WHAT YOU WILL DO: Without the images, write out the whole listing exactly.
· · · ·
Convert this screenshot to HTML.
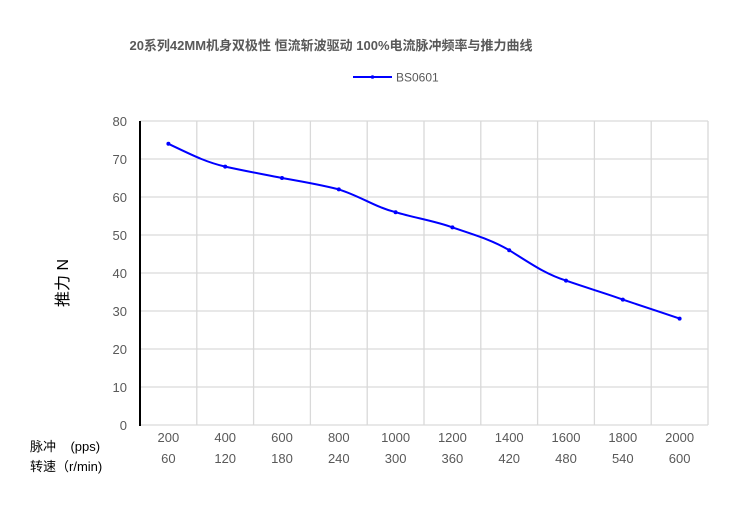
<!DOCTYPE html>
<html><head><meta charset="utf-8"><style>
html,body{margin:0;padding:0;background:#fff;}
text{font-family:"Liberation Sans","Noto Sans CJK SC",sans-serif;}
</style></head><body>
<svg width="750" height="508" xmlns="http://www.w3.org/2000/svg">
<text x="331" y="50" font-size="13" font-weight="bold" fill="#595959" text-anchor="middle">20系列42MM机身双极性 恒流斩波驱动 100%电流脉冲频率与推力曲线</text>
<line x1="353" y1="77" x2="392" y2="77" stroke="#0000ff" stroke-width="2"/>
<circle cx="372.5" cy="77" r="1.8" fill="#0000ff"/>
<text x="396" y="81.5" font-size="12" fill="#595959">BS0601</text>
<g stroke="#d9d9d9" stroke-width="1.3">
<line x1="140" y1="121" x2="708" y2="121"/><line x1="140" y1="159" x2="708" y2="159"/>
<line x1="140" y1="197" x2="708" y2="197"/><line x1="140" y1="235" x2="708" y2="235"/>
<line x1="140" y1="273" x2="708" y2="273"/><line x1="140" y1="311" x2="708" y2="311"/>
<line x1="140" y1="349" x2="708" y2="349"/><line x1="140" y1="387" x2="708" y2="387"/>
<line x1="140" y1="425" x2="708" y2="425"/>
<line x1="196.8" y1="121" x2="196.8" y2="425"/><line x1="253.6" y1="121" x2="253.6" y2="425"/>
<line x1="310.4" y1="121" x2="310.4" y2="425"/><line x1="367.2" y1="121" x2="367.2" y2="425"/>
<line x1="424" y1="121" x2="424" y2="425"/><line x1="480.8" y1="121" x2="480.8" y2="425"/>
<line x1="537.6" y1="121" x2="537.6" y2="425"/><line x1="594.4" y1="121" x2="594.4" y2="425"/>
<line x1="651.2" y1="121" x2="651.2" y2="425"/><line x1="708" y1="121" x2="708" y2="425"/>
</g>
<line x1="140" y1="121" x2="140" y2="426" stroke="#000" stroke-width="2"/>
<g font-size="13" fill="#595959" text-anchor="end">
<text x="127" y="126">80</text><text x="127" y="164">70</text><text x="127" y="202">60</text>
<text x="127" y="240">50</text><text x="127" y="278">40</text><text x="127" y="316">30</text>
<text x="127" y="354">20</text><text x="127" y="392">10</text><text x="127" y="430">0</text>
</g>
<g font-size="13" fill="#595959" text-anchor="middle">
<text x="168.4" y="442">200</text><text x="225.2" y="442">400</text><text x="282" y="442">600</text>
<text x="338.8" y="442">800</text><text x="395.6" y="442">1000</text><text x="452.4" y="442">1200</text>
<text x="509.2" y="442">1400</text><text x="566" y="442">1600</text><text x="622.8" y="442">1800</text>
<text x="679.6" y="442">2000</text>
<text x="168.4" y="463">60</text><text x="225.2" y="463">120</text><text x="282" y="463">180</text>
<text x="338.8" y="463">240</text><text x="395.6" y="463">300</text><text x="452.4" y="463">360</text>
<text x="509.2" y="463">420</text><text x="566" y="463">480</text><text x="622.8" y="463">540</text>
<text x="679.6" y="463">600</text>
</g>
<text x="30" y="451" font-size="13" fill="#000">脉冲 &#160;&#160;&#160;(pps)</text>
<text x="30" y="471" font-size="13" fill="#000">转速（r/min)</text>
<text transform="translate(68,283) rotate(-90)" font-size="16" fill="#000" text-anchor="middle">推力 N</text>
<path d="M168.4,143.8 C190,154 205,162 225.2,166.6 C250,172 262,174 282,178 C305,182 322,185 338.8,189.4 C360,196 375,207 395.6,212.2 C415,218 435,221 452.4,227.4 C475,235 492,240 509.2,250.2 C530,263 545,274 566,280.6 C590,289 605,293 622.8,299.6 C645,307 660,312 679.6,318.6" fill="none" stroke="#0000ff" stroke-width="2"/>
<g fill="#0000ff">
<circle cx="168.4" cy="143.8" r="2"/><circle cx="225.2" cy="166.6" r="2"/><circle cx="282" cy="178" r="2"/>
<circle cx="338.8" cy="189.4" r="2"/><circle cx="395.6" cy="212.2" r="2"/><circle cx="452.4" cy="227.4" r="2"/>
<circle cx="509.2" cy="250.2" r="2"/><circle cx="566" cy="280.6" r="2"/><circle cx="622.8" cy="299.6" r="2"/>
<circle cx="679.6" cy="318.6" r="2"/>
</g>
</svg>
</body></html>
· · · ·
TASK RESPONSE:
Convert this screenshot to HTML.
<!DOCTYPE html>
<html><head><meta charset="utf-8"><style>
html,body{margin:0;padding:0;background:#fff;}
text{font-family:"Liberation Sans","Noto Sans CJK SC",sans-serif;}
</style></head><body>
<svg width="750" height="508" xmlns="http://www.w3.org/2000/svg">
<text x="331" y="50" font-size="13" font-weight="bold" fill="#595959" text-anchor="middle">20系列42MM机身双极性 恒流斩波驱动 100%电流脉冲频率与推力曲线</text>
<line x1="353" y1="77" x2="392" y2="77" stroke="#0000ff" stroke-width="2"/>
<circle cx="372.5" cy="77" r="1.8" fill="#0000ff"/>
<text x="396" y="81.5" font-size="12" fill="#595959">BS0601</text>
<g stroke="#d9d9d9" stroke-width="1.3">
<line x1="140" y1="121" x2="708" y2="121"/><line x1="140" y1="159" x2="708" y2="159"/>
<line x1="140" y1="197" x2="708" y2="197"/><line x1="140" y1="235" x2="708" y2="235"/>
<line x1="140" y1="273" x2="708" y2="273"/><line x1="140" y1="311" x2="708" y2="311"/>
<line x1="140" y1="349" x2="708" y2="349"/><line x1="140" y1="387" x2="708" y2="387"/>
<line x1="140" y1="425" x2="708" y2="425"/>
<line x1="196.8" y1="121" x2="196.8" y2="425"/><line x1="253.6" y1="121" x2="253.6" y2="425"/>
<line x1="310.4" y1="121" x2="310.4" y2="425"/><line x1="367.2" y1="121" x2="367.2" y2="425"/>
<line x1="424" y1="121" x2="424" y2="425"/><line x1="480.8" y1="121" x2="480.8" y2="425"/>
<line x1="537.6" y1="121" x2="537.6" y2="425"/><line x1="594.4" y1="121" x2="594.4" y2="425"/>
<line x1="651.2" y1="121" x2="651.2" y2="425"/><line x1="708" y1="121" x2="708" y2="425"/>
</g>
<line x1="140" y1="121" x2="140" y2="426" stroke="#000" stroke-width="2"/>
<g font-size="13" fill="#595959" text-anchor="end">
<text x="127" y="126">80</text><text x="127" y="164">70</text><text x="127" y="202">60</text>
<text x="127" y="240">50</text><text x="127" y="278">40</text><text x="127" y="316">30</text>
<text x="127" y="354">20</text><text x="127" y="392">10</text><text x="127" y="430">0</text>
</g>
<g font-size="13" fill="#595959" text-anchor="middle">
<text x="168.4" y="442">200</text><text x="225.2" y="442">400</text><text x="282" y="442">600</text>
<text x="338.8" y="442">800</text><text x="395.6" y="442">1000</text><text x="452.4" y="442">1200</text>
<text x="509.2" y="442">1400</text><text x="566" y="442">1600</text><text x="622.8" y="442">1800</text>
<text x="679.6" y="442">2000</text>
<text x="168.4" y="463">60</text><text x="225.2" y="463">120</text><text x="282" y="463">180</text>
<text x="338.8" y="463">240</text><text x="395.6" y="463">300</text><text x="452.4" y="463">360</text>
<text x="509.2" y="463">420</text><text x="566" y="463">480</text><text x="622.8" y="463">540</text>
<text x="679.6" y="463">600</text>
</g>
<text x="30" y="451" font-size="13" fill="#000">脉冲 &#160;&#160;&#160;(pps)</text>
<text x="30" y="471" font-size="13" fill="#000">转速（r/min)</text>
<text transform="translate(68,283) rotate(-90)" font-size="16" fill="#000" text-anchor="middle">推力 N</text>
<path d="M168.4,143.8 C190,154 205,162 225.2,166.6 C250,172 262,174 282,178 C305,182 322,185 338.8,189.4 C360,196 375,207 395.6,212.2 C415,218 435,221 452.4,227.4 C475,235 492,240 509.2,250.2 C530,263 545,274 566,280.6 C590,289 605,293 622.8,299.6 C645,307 660,312 679.6,318.6" fill="none" stroke="#0000ff" stroke-width="2"/>
<g fill="#0000ff">
<circle cx="168.4" cy="143.8" r="2"/><circle cx="225.2" cy="166.6" r="2"/><circle cx="282" cy="178" r="2"/>
<circle cx="338.8" cy="189.4" r="2"/><circle cx="395.6" cy="212.2" r="2"/><circle cx="452.4" cy="227.4" r="2"/>
<circle cx="509.2" cy="250.2" r="2"/><circle cx="566" cy="280.6" r="2"/><circle cx="622.8" cy="299.6" r="2"/>
<circle cx="679.6" cy="318.6" r="2"/>
</g>
</svg>
</body></html>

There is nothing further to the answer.